EXTRACTED ENTRIES:
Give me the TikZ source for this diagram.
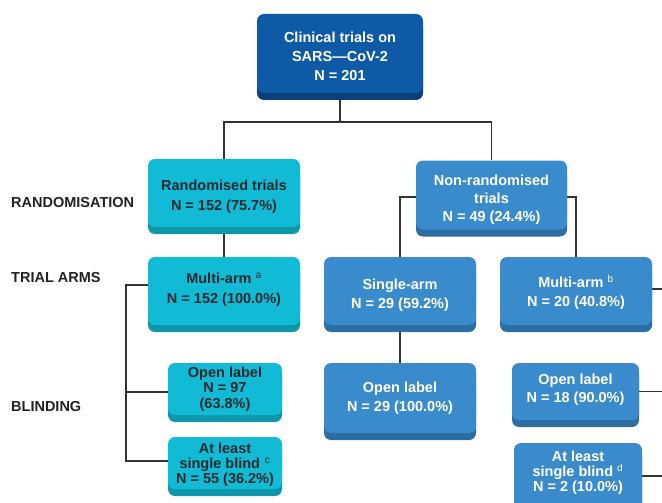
\documentclass[tikz,border=0pt]{standalone}
\usepackage{fontspec}
\setmainfont{Liberation Sans}
\usetikzlibrary{shadows,backgrounds}
\definecolor{topc}{HTML}{0E5AA7}
\definecolor{topd}{HTML}{0A3F7C}
\definecolor{cyanc}{HTML}{12BBD5}
\definecolor{cyand}{HTML}{0E97AB}
\definecolor{bluec}{HTML}{3A8BCB}
\definecolor{blued}{HTML}{2C6DA3}
\definecolor{txtdark}{HTML}{1F2A30}
\definecolor{linec}{HTML}{333333}
\definecolor{lblc}{HTML}{222222}
\tikzset{
  basebox/.style={rounded corners=7pt, inner sep=0pt},
  topbox/.style={basebox, fill=topc,
    general shadow={shadow xshift=0pt, shadow yshift=-7pt, fill=topd}},
  cyanbox/.style={basebox, fill=cyanc,
    general shadow={shadow xshift=0pt, shadow yshift=-7pt, fill=cyand}},
  bluebox/.style={basebox, fill=bluec,
    general shadow={shadow xshift=0pt, shadow yshift=-7pt, fill=blued}},
  btxt/.style={align=center, inner sep=0pt,
    font=\fontsize{14.5}{#1}\selectfont\bfseries},
  wtxt/.style={btxt=#1, text=white},
  dtxt/.style={btxt=#1, text=txtdark},
  conn/.style={draw=linec, line width=1.5pt},
  rowlbl/.style={anchor=west, inner sep=0pt, text=lblc,
    font=\fontsize{14.5}{17}\selectfont\bfseries}
}
\newcommand{\supr}[1]{\textsuperscript{\mdseries #1}}
\begin{document}
\begin{tikzpicture}[x=1pt,y=-1pt]
\useasboundingbox (0,0) rectangle (662,503);
\clip (0,0) rectangle (662,503);

% row labels
\node[rowlbl] (lr) at (11,203) {RANDOMISATION};
\node[rowlbl] (lt) at (11,278) {TRIAL ARMS};
\node[rowlbl] (lb) at (11,407) {BLINDING};

% boxes
\node[topbox, minimum width=166pt, minimum height=79pt,
  label={[name=top-t, wtxt=19, yshift=-3pt]center:{Clinical trials on\\SARS---CoV-2\\N = 201}}]
  (top) at (340,53.5) {};
\node[cyanbox, minimum width=152pt, minimum height=68pt,
  label={[name=rand-t, dtxt=20, yshift=-4pt]center:{Randomised trials\\N = 152 (75.7\%)}}]
  (rand) at (224,193) {};
\node[bluebox, minimum width=151pt, minimum height=69pt,
  label={[name=nonrand-t, wtxt=18, yshift=-4.5pt]center:{Non-randomised\\trials\\N = 49 (24.4\%)}}]
  (nonrand) at (491.5,195) {};
\node[cyanbox, minimum width=152pt, minimum height=68pt,
  label={[name=mar-t, dtxt=19.5, yshift=1.5pt]center:{Multi-arm \supr{a}\\N = 152 (100.0\%)}}]
  (mar) at (224,291) {};
\node[bluebox, minimum width=152pt, minimum height=68pt,
  label={[name=sa-t, wtxt=18.5, yshift=-4pt]center:{Single-arm\\N = 29 (59.2\%)}}]
  (sa) at (400,291) {};
\node[bluebox, minimum width=152pt, minimum height=68pt,
  label={[name=manr-t, wtxt=19, yshift=-1pt]center:{Multi-arm \supr{b}\\N = 20 (40.8\%)}}]
  (manr) at (576,291) {};
\node[cyanbox, minimum width=114pt, minimum height=52pt,
  label={[name=olr-t, dtxt=15.5]center:{Open label\\N = 97\\(63.8\%)}}]
  (olr) at (225,389) {};
\node[cyanbox, minimum width=114pt, minimum height=52pt,
  label={[name=alr-t, dtxt=15, yshift=-1.5pt]center:{At least\\single blind\,\,\supr{c}\\N = 55 (36.2\%)}}]
  (alr) at (225,463) {};
\node[bluebox, minimum width=152pt, minimum height=70pt,
  label={[name=olsa-t, wtxt=18.5]center:{Open label\\N = 29 (100.0\%)}}]
  (olsa) at (400,398) {};
\node[bluebox, minimum width=127pt, minimum height=57pt,
  label={[name=olnr-t, wtxt=18.5, yshift=2pt]center:{Open label\\N = 18 (90.0\%)}}]
  (olnr) at (575.5,391.5) {};
\node[bluebox, minimum width=128pt, minimum height=70pt,
  label={[name=alnr-t, wtxt=15, yshift=5pt]center:{At least\\single blind \supr{d}\\N = 2 (10.0\%)}}]
  (alnr) at (578,478) {};

\coordinate (j1) at (340,122);
\coordinate (lbus) at (126,461);
\coordinate (redge) at (662,0);

\begin{pgfonlayer}{background}
\draw[conn] (top.south) -- (j1);
\draw[conn] (rand.north) |- (j1) -| (nonrand.north);
\draw[conn] (rand.south) -- (mar.north);
\draw[conn] (sa.north) |- ([yshift=-2pt]nonrand.west);
\draw[conn] (manr.north) |- ([yshift=-2pt]nonrand.east);
\draw[conn] (sa.south) -- (olsa.north);
\draw[conn] ([yshift=6pt]mar.west) -| (lbus) -- (lbus -| alr.west);
\draw[conn] ([yshift=-3pt]olr.west) -- ([yshift=-3pt]olr.west -| lbus);
\draw[conn] ([yshift=2pt]manr.east) -- ([yshift=2pt]manr.east -| redge);
\draw[conn] (olnr.east) -- (olnr.east -| redge);
\draw[conn] ([yshift=2pt]alnr.east) -- ([yshift=2pt]alnr.east -| redge);
\end{pgfonlayer}
\end{tikzpicture}
\end{document}
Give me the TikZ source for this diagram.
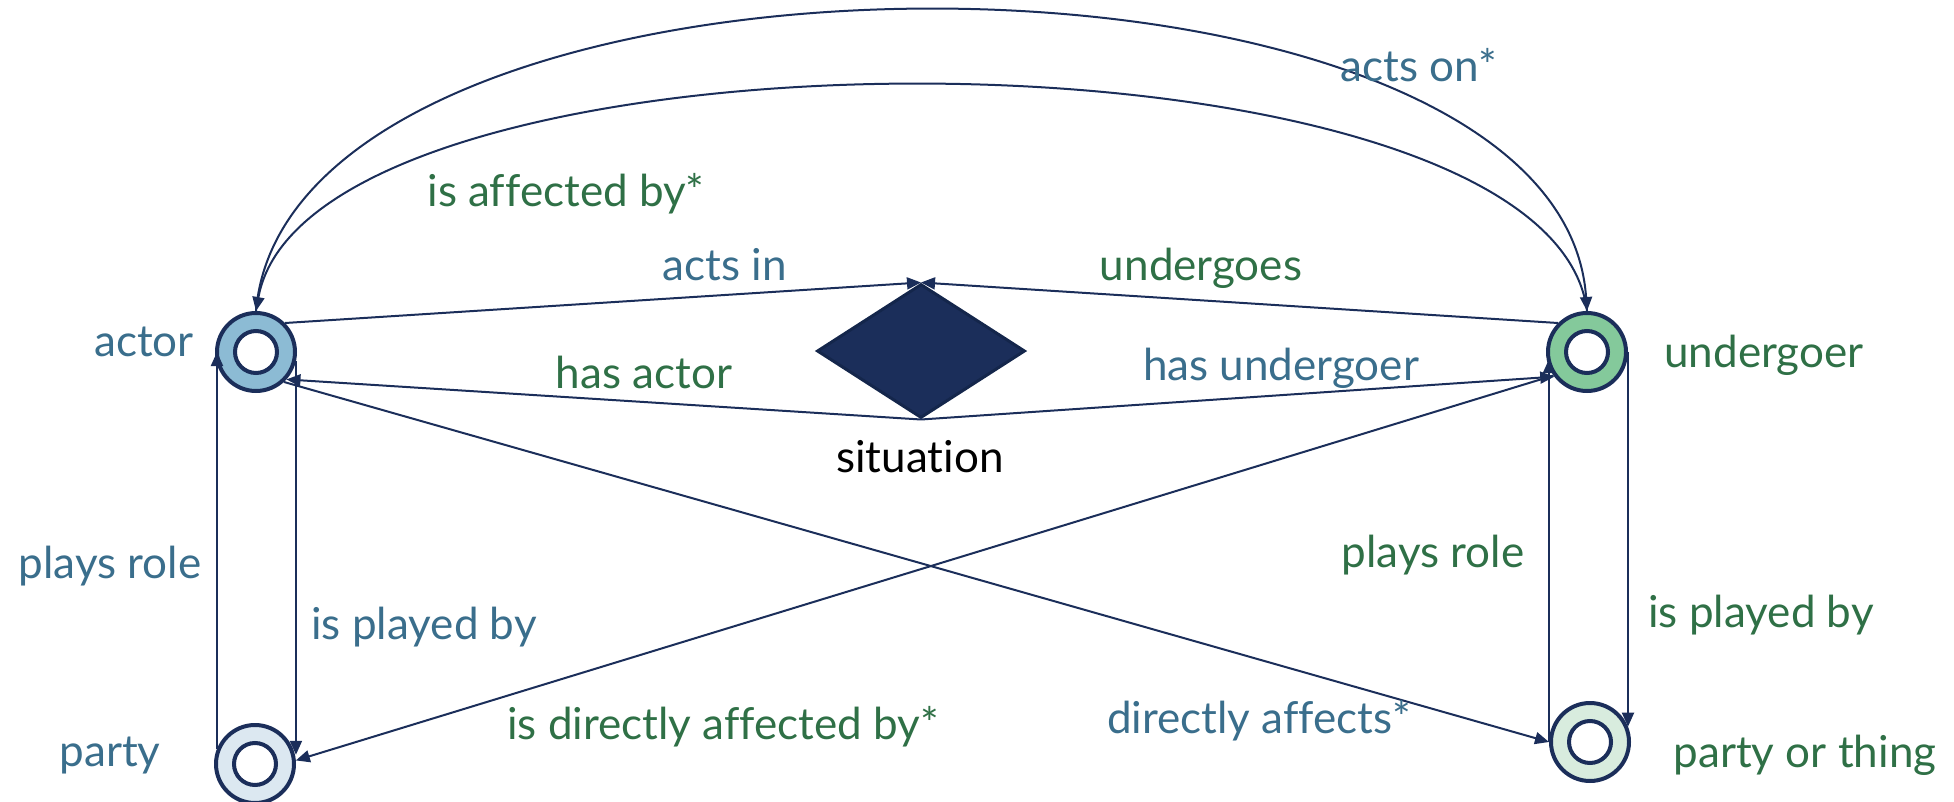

STATED PROBLEM:
Every line of the material is to be quoted exactly, with no pictures carried over.

TASK SOLUTION:
Give me the TikZ source for this diagram.
\documentclass[tikz,border=0pt]{standalone}
\usepackage{fontspec}
\setmainfont{Liberation Sans}
\usetikzlibrary{shadows,backgrounds}
\definecolor{topc}{HTML}{0E5AA7}
\definecolor{topd}{HTML}{0A3F7C}
\definecolor{cyanc}{HTML}{12BBD5}
\definecolor{cyand}{HTML}{0E97AB}
\definecolor{bluec}{HTML}{3A8BCB}
\definecolor{blued}{HTML}{2C6DA3}
\definecolor{txtdark}{HTML}{1F2A30}
\definecolor{linec}{HTML}{333333}
\definecolor{lblc}{HTML}{222222}
\tikzset{
  basebox/.style={rounded corners=7pt, inner sep=0pt},
  topbox/.style={basebox, fill=topc,
    general shadow={shadow xshift=0pt, shadow yshift=-7pt, fill=topd}},
  cyanbox/.style={basebox, fill=cyanc,
    general shadow={shadow xshift=0pt, shadow yshift=-7pt, fill=cyand}},
  bluebox/.style={basebox, fill=bluec,
    general shadow={shadow xshift=0pt, shadow yshift=-7pt, fill=blued}},
  btxt/.style={align=center, inner sep=0pt,
    font=\fontsize{14.5}{#1}\selectfont\bfseries},
  wtxt/.style={btxt=#1, text=white},
  dtxt/.style={btxt=#1, text=txtdark},
  conn/.style={draw=linec, line width=1.5pt},
  rowlbl/.style={anchor=west, inner sep=0pt, text=lblc,
    font=\fontsize{14.5}{17}\selectfont\bfseries}
}
\newcommand{\supr}[1]{\textsuperscript{\mdseries #1}}
\begin{document}
\begin{tikzpicture}[x=1pt,y=-1pt]
\useasboundingbox (0,0) rectangle (662,503);
\clip (0,0) rectangle (662,503);

% row labels
\node[rowlbl] (lr) at (11,203) {RANDOMISATION};
\node[rowlbl] (lt) at (11,278) {TRIAL ARMS};
\node[rowlbl] (lb) at (11,407) {BLINDING};

% boxes
\node[topbox, minimum width=166pt, minimum height=79pt,
  label={[name=top-t, wtxt=19, yshift=-3pt]center:{Clinical trials on\\SARS---CoV-2\\N = 201}}]
  (top) at (340,53.5) {};
\node[cyanbox, minimum width=152pt, minimum height=68pt,
  label={[name=rand-t, dtxt=20, yshift=-4pt]center:{Randomised trials\\N = 152 (75.7\%)}}]
  (rand) at (224,193) {};
\node[bluebox, minimum width=151pt, minimum height=69pt,
  label={[name=nonrand-t, wtxt=18, yshift=-4.5pt]center:{Non-randomised\\trials\\N = 49 (24.4\%)}}]
  (nonrand) at (491.5,195) {};
\node[cyanbox, minimum width=152pt, minimum height=68pt,
  label={[name=mar-t, dtxt=19.5, yshift=1.5pt]center:{Multi-arm \supr{a}\\N = 152 (100.0\%)}}]
  (mar) at (224,291) {};
\node[bluebox, minimum width=152pt, minimum height=68pt,
  label={[name=sa-t, wtxt=18.5, yshift=-4pt]center:{Single-arm\\N = 29 (59.2\%)}}]
  (sa) at (400,291) {};
\node[bluebox, minimum width=152pt, minimum height=68pt,
  label={[name=manr-t, wtxt=19, yshift=-1pt]center:{Multi-arm \supr{b}\\N = 20 (40.8\%)}}]
  (manr) at (576,291) {};
\node[cyanbox, minimum width=114pt, minimum height=52pt,
  label={[name=olr-t, dtxt=15.5]center:{Open label\\N = 97\\(63.8\%)}}]
  (olr) at (225,389) {};
\node[cyanbox, minimum width=114pt, minimum height=52pt,
  label={[name=alr-t, dtxt=15, yshift=-1.5pt]center:{At least\\single blind\,\,\supr{c}\\N = 55 (36.2\%)}}]
  (alr) at (225,463) {};
\node[bluebox, minimum width=152pt, minimum height=70pt,
  label={[name=olsa-t, wtxt=18.5]center:{Open label\\N = 29 (100.0\%)}}]
  (olsa) at (400,398) {};
\node[bluebox, minimum width=127pt, minimum height=57pt,
  label={[name=olnr-t, wtxt=18.5, yshift=2pt]center:{Open label\\N = 18 (90.0\%)}}]
  (olnr) at (575.5,391.5) {};
\node[bluebox, minimum width=128pt, minimum height=70pt,
  label={[name=alnr-t, wtxt=15, yshift=5pt]center:{At least\\single blind \supr{d}\\N = 2 (10.0\%)}}]
  (alnr) at (578,478) {};

\coordinate (j1) at (340,122);
\coordinate (lbus) at (126,461);
\coordinate (redge) at (662,0);

\begin{pgfonlayer}{background}
\draw[conn] (top.south) -- (j1);
\draw[conn] (rand.north) |- (j1) -| (nonrand.north);
\draw[conn] (rand.south) -- (mar.north);
\draw[conn] (sa.north) |- ([yshift=-2pt]nonrand.west);
\draw[conn] (manr.north) |- ([yshift=-2pt]nonrand.east);
\draw[conn] (sa.south) -- (olsa.north);
\draw[conn] ([yshift=6pt]mar.west) -| (lbus) -- (lbus -| alr.west);
\draw[conn] ([yshift=-3pt]olr.west) -- ([yshift=-3pt]olr.west -| lbus);
\draw[conn] ([yshift=2pt]manr.east) -- ([yshift=2pt]manr.east -| redge);
\draw[conn] (olnr.east) -- (olnr.east -| redge);
\draw[conn] ([yshift=2pt]alnr.east) -- ([yshift=2pt]alnr.east -| redge);
\end{pgfonlayer}
\end{tikzpicture}
\end{document}
Give me the TikZ source for this diagram.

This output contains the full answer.